閑猫堂

hima-neko-dou ときどきのお知らせと猫の話など

鬱金香

2013-04-11 11:20:39 | 日々


日をあびて気球のようなチューリップ。
漢字で書くとむずかしい名前。

中国語では郁金香と書くそうで、どこから鬱金(ウコン)が出て来たのか不明。
縦書きにしてみると、頭の重たい雰囲気はなんとなく伝わってくるけれど。

鬱の字の画数が多いのは、草木が盛んに繁った様子をあらわしているからだ。
繁りすぎると窮屈で風通しも見通しも悪く、憂鬱にもなるというもの。
どこか広いところに植え替えてあげればすっきりするでしょう。


今日の「きれい」を愛でる。
明日はどんな「きれい」をみつけられるか、たのしみ。
そんな小さい日々をつないで、つないで、長くしていこう。

 




わたしが大切にしているもののひとつに、
児童文学作家の大先輩、大石真さんの言葉がある。

「幼年童話は根本的に人生の幸せを凝縮したようなもので、
読むととてもあたたかく楽しくなる・・そういうものだと思うのね。
おとなが読んでもそう感じるようなものでありたいですね」

30年以上前、ある雑誌の対談の中で言われたこと。

「せめて童話だけでもそういうことをやらなければ。
あまりにも索漠とした世の中だし、新聞に出てることは
ろくなことないでしょう。
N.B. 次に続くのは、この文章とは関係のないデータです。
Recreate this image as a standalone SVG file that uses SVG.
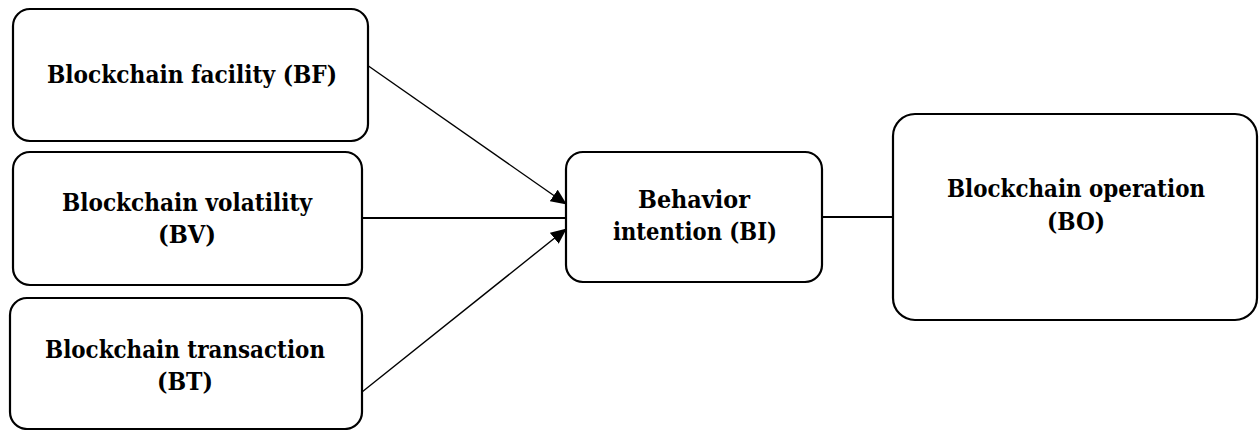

これでは(子どもが)まいっちゃうんですよ」

そして、童話は一種の逃避の文学ではないか?という
少々(わざと)意地悪な問いに対し、毅然とこうおっしゃった。

「逃避じゃなくて、積極的な肯定ですよ、
人間はこんな美しいことも考えられるんだという・・」。

当時、わたしは大学出て2年目くらいで、
夢のような泡のようなものしか書かない自分のことを
きわめて非実用的で逃避的な人間だと思っていたので、
将来への希望などもあまり持てずにいたのだけれど、
この言葉に出会って、にわかに目の前の霧が晴れ、
しっかりした道が先へ続いているのが見えた気がした。
「そうか、いいんだ!」と思ったのだ。
「よーし、一生、それでいっちゃえ」と。
以来、ずっと、忘れたことがない。

大石さんに直接お話をうかがったことは一度もなく、正直なところ、
代表作といわれる本さえあまり読んでいないので申し訳ないが、
これだけの理由で勝手に心の中で「お師匠」と呼ばせていただいている。
大事なことを学べる場所は学校だけとは限らない。
いたるところ人生の師あり。
この春、新たなスタートをきったすべての人たちに、
よき師とのめぐり会いがありますように。




本日の「いいね!」

7分間でわかる音楽の歴史

音夢鈴さんち経由でシェア。
ほ?!と目をぱちくりしているうちに現代まで来ちゃいます。

歴史って、年表で見れば一列に並んで川の流れのようだけれど、
実際には乱積みの石垣のようにどんどんと積み上がってもくるのだな・・
というのは、もちろん、音楽だけの話ではなく。
積めば積むほど上のほうの状態は複雑かつ不安定になってくるので、
ときどき下のほうの「盤石の地層」を確認に戻りたくなるのも無理はない。